**GIVEN MATERIAL:**
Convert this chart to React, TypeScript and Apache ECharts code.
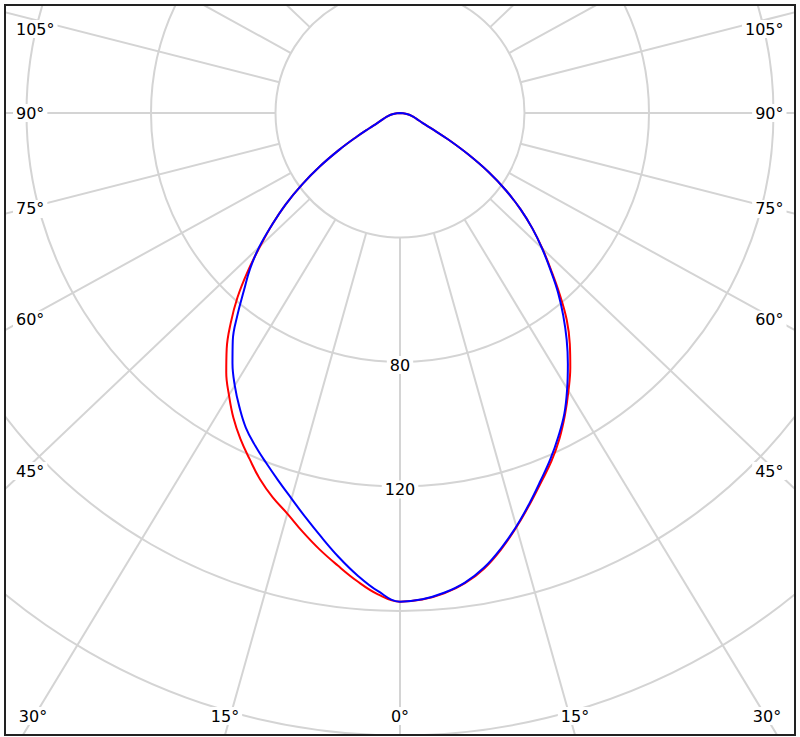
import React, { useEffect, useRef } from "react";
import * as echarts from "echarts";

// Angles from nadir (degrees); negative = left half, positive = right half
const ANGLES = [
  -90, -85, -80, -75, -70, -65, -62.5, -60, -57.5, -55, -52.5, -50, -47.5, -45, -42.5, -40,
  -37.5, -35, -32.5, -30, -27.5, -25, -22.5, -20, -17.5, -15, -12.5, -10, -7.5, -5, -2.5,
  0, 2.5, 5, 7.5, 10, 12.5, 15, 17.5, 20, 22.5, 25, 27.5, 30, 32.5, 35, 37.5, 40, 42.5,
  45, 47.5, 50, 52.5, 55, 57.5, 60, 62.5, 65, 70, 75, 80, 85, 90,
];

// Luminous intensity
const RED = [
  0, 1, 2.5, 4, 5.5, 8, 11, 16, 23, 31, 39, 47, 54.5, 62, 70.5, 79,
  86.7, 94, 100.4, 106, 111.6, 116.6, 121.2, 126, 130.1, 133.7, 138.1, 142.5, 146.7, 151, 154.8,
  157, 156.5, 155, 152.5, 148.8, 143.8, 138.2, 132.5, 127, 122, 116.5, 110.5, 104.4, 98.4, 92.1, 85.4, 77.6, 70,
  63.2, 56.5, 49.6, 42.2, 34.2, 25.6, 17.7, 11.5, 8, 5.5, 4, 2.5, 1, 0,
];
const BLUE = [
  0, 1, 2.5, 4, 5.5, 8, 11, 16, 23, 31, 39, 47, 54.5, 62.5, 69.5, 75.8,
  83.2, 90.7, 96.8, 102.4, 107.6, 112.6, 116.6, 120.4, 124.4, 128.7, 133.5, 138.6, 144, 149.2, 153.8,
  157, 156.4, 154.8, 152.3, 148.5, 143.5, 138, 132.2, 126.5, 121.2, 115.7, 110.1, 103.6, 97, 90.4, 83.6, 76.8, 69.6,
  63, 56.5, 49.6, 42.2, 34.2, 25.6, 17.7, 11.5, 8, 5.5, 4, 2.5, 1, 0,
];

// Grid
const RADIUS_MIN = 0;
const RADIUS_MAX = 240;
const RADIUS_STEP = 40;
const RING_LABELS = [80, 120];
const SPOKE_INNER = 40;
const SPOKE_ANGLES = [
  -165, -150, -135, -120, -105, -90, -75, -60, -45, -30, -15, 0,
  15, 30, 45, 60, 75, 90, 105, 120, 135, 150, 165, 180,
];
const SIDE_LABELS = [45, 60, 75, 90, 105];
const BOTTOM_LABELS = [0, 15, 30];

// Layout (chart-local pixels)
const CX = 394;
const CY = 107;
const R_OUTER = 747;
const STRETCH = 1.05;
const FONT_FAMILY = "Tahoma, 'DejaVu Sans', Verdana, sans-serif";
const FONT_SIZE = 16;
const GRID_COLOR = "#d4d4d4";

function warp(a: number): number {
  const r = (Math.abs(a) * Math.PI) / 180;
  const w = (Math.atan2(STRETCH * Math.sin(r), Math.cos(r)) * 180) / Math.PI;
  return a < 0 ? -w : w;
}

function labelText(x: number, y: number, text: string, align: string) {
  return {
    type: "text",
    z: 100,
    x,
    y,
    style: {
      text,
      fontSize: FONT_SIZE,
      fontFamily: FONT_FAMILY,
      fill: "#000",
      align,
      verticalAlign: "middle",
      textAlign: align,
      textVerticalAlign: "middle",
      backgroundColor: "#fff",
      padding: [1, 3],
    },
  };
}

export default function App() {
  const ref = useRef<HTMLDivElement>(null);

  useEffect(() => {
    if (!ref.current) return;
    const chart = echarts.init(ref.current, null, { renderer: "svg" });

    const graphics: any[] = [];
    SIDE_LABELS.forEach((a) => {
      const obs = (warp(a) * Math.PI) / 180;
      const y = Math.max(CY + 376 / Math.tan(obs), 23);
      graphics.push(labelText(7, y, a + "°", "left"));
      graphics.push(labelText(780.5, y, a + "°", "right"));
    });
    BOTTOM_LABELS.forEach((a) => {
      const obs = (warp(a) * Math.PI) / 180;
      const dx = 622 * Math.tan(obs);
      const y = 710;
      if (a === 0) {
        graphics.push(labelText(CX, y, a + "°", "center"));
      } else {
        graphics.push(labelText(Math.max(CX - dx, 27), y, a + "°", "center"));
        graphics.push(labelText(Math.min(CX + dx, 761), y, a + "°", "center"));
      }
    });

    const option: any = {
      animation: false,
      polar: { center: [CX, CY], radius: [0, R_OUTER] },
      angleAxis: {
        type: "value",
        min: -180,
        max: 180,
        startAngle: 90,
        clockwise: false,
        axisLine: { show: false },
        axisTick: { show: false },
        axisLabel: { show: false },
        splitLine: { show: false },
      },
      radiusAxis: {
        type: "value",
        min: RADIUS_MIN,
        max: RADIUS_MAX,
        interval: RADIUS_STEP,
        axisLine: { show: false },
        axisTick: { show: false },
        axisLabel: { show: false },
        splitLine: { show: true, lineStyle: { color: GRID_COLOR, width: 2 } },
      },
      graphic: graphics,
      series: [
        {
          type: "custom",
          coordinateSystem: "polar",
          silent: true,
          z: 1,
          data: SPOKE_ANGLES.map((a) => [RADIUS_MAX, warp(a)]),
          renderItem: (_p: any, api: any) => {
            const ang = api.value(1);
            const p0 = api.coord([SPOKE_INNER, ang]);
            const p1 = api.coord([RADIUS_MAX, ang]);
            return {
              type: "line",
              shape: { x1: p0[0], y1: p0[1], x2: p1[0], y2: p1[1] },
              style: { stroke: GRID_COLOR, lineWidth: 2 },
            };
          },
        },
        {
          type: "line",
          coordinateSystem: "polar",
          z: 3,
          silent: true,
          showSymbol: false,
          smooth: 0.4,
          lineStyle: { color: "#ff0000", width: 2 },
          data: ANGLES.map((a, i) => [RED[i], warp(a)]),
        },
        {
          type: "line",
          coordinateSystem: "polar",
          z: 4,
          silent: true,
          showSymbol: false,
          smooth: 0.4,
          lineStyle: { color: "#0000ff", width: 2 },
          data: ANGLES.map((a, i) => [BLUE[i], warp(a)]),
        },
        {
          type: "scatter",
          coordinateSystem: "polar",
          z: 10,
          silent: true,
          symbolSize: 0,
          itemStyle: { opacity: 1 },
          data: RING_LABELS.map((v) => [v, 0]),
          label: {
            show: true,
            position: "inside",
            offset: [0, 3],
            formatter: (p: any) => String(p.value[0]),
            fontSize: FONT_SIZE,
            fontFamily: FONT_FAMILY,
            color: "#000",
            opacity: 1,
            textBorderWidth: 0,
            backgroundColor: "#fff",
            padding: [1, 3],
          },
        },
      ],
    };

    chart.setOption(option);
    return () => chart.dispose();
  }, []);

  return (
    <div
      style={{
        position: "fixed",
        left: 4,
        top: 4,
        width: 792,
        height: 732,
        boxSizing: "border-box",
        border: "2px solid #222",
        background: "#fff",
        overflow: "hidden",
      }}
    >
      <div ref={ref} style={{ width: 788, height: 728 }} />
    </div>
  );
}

**WHAT IS EXPECTED:** Replicate the material above verbatim; images stay out of the copy.

**RESPONSE TO THIS TASK:**
Convert this chart to React, TypeScript and Apache ECharts code.
import React, { useEffect, useRef } from "react";
import * as echarts from "echarts";

// Angles from nadir (degrees); negative = left half, positive = right half
const ANGLES = [
  -90, -85, -80, -75, -70, -65, -62.5, -60, -57.5, -55, -52.5, -50, -47.5, -45, -42.5, -40,
  -37.5, -35, -32.5, -30, -27.5, -25, -22.5, -20, -17.5, -15, -12.5, -10, -7.5, -5, -2.5,
  0, 2.5, 5, 7.5, 10, 12.5, 15, 17.5, 20, 22.5, 25, 27.5, 30, 32.5, 35, 37.5, 40, 42.5,
  45, 47.5, 50, 52.5, 55, 57.5, 60, 62.5, 65, 70, 75, 80, 85, 90,
];

// Luminous intensity
const RED = [
  0, 1, 2.5, 4, 5.5, 8, 11, 16, 23, 31, 39, 47, 54.5, 62, 70.5, 79,
  86.7, 94, 100.4, 106, 111.6, 116.6, 121.2, 126, 130.1, 133.7, 138.1, 142.5, 146.7, 151, 154.8,
  157, 156.5, 155, 152.5, 148.8, 143.8, 138.2, 132.5, 127, 122, 116.5, 110.5, 104.4, 98.4, 92.1, 85.4, 77.6, 70,
  63.2, 56.5, 49.6, 42.2, 34.2, 25.6, 17.7, 11.5, 8, 5.5, 4, 2.5, 1, 0,
];
const BLUE = [
  0, 1, 2.5, 4, 5.5, 8, 11, 16, 23, 31, 39, 47, 54.5, 62.5, 69.5, 75.8,
  83.2, 90.7, 96.8, 102.4, 107.6, 112.6, 116.6, 120.4, 124.4, 128.7, 133.5, 138.6, 144, 149.2, 153.8,
  157, 156.4, 154.8, 152.3, 148.5, 143.5, 138, 132.2, 126.5, 121.2, 115.7, 110.1, 103.6, 97, 90.4, 83.6, 76.8, 69.6,
  63, 56.5, 49.6, 42.2, 34.2, 25.6, 17.7, 11.5, 8, 5.5, 4, 2.5, 1, 0,
];

// Grid
const RADIUS_MIN = 0;
const RADIUS_MAX = 240;
const RADIUS_STEP = 40;
const RING_LABELS = [80, 120];
const SPOKE_INNER = 40;
const SPOKE_ANGLES = [
  -165, -150, -135, -120, -105, -90, -75, -60, -45, -30, -15, 0,
  15, 30, 45, 60, 75, 90, 105, 120, 135, 150, 165, 180,
];
const SIDE_LABELS = [45, 60, 75, 90, 105];
const BOTTOM_LABELS = [0, 15, 30];

// Layout (chart-local pixels)
const CX = 394;
const CY = 107;
const R_OUTER = 747;
const STRETCH = 1.05;
const FONT_FAMILY = "Tahoma, 'DejaVu Sans', Verdana, sans-serif";
const FONT_SIZE = 16;
const GRID_COLOR = "#d4d4d4";

function warp(a: number): number {
  const r = (Math.abs(a) * Math.PI) / 180;
  const w = (Math.atan2(STRETCH * Math.sin(r), Math.cos(r)) * 180) / Math.PI;
  return a < 0 ? -w : w;
}

function labelText(x: number, y: number, text: string, align: string) {
  return {
    type: "text",
    z: 100,
    x,
    y,
    style: {
      text,
      fontSize: FONT_SIZE,
      fontFamily: FONT_FAMILY,
      fill: "#000",
      align,
      verticalAlign: "middle",
      textAlign: align,
      textVerticalAlign: "middle",
      backgroundColor: "#fff",
      padding: [1, 3],
    },
  };
}

export default function App() {
  const ref = useRef<HTMLDivElement>(null);

  useEffect(() => {
    if (!ref.current) return;
    const chart = echarts.init(ref.current, null, { renderer: "svg" });

    const graphics: any[] = [];
    SIDE_LABELS.forEach((a) => {
      const obs = (warp(a) * Math.PI) / 180;
      const y = Math.max(CY + 376 / Math.tan(obs), 23);
      graphics.push(labelText(7, y, a + "°", "left"));
      graphics.push(labelText(780.5, y, a + "°", "right"));
    });
    BOTTOM_LABELS.forEach((a) => {
      const obs = (warp(a) * Math.PI) / 180;
      const dx = 622 * Math.tan(obs);
      const y = 710;
      if (a === 0) {
        graphics.push(labelText(CX, y, a + "°", "center"));
      } else {
        graphics.push(labelText(Math.max(CX - dx, 27), y, a + "°", "center"));
        graphics.push(labelText(Math.min(CX + dx, 761), y, a + "°", "center"));
      }
    });

    const option: any = {
      animation: false,
      polar: { center: [CX, CY], radius: [0, R_OUTER] },
      angleAxis: {
        type: "value",
        min: -180,
        max: 180,
        startAngle: 90,
        clockwise: false,
        axisLine: { show: false },
        axisTick: { show: false },
        axisLabel: { show: false },
        splitLine: { show: false },
      },
      radiusAxis: {
        type: "value",
        min: RADIUS_MIN,
        max: RADIUS_MAX,
        interval: RADIUS_STEP,
        axisLine: { show: false },
        axisTick: { show: false },
        axisLabel: { show: false },
        splitLine: { show: true, lineStyle: { color: GRID_COLOR, width: 2 } },
      },
      graphic: graphics,
      series: [
        {
          type: "custom",
          coordinateSystem: "polar",
          silent: true,
          z: 1,
          data: SPOKE_ANGLES.map((a) => [RADIUS_MAX, warp(a)]),
          renderItem: (_p: any, api: any) => {
            const ang = api.value(1);
            const p0 = api.coord([SPOKE_INNER, ang]);
            const p1 = api.coord([RADIUS_MAX, ang]);
            return {
              type: "line",
              shape: { x1: p0[0], y1: p0[1], x2: p1[0], y2: p1[1] },
              style: { stroke: GRID_COLOR, lineWidth: 2 },
            };
          },
        },
        {
          type: "line",
          coordinateSystem: "polar",
          z: 3,
          silent: true,
          showSymbol: false,
          smooth: 0.4,
          lineStyle: { color: "#ff0000", width: 2 },
          data: ANGLES.map((a, i) => [RED[i], warp(a)]),
        },
        {
          type: "line",
          coordinateSystem: "polar",
          z: 4,
          silent: true,
          showSymbol: false,
          smooth: 0.4,
          lineStyle: { color: "#0000ff", width: 2 },
          data: ANGLES.map((a, i) => [BLUE[i], warp(a)]),
        },
        {
          type: "scatter",
          coordinateSystem: "polar",
          z: 10,
          silent: true,
          symbolSize: 0,
          itemStyle: { opacity: 1 },
          data: RING_LABELS.map((v) => [v, 0]),
          label: {
            show: true,
            position: "inside",
            offset: [0, 3],
            formatter: (p: any) => String(p.value[0]),
            fontSize: FONT_SIZE,
            fontFamily: FONT_FAMILY,
            color: "#000",
            opacity: 1,
            textBorderWidth: 0,
            backgroundColor: "#fff",
            padding: [1, 3],
          },
        },
      ],
    };

    chart.setOption(option);
    return () => chart.dispose();
  }, []);

  return (
    <div
      style={{
        position: "fixed",
        left: 4,
        top: 4,
        width: 792,
        height: 732,
        boxSizing: "border-box",
        border: "2px solid #222",
        background: "#fff",
        overflow: "hidden",
      }}
    >
      <div ref={ref} style={{ width: 788, height: 728 }} />
    </div>
  );
}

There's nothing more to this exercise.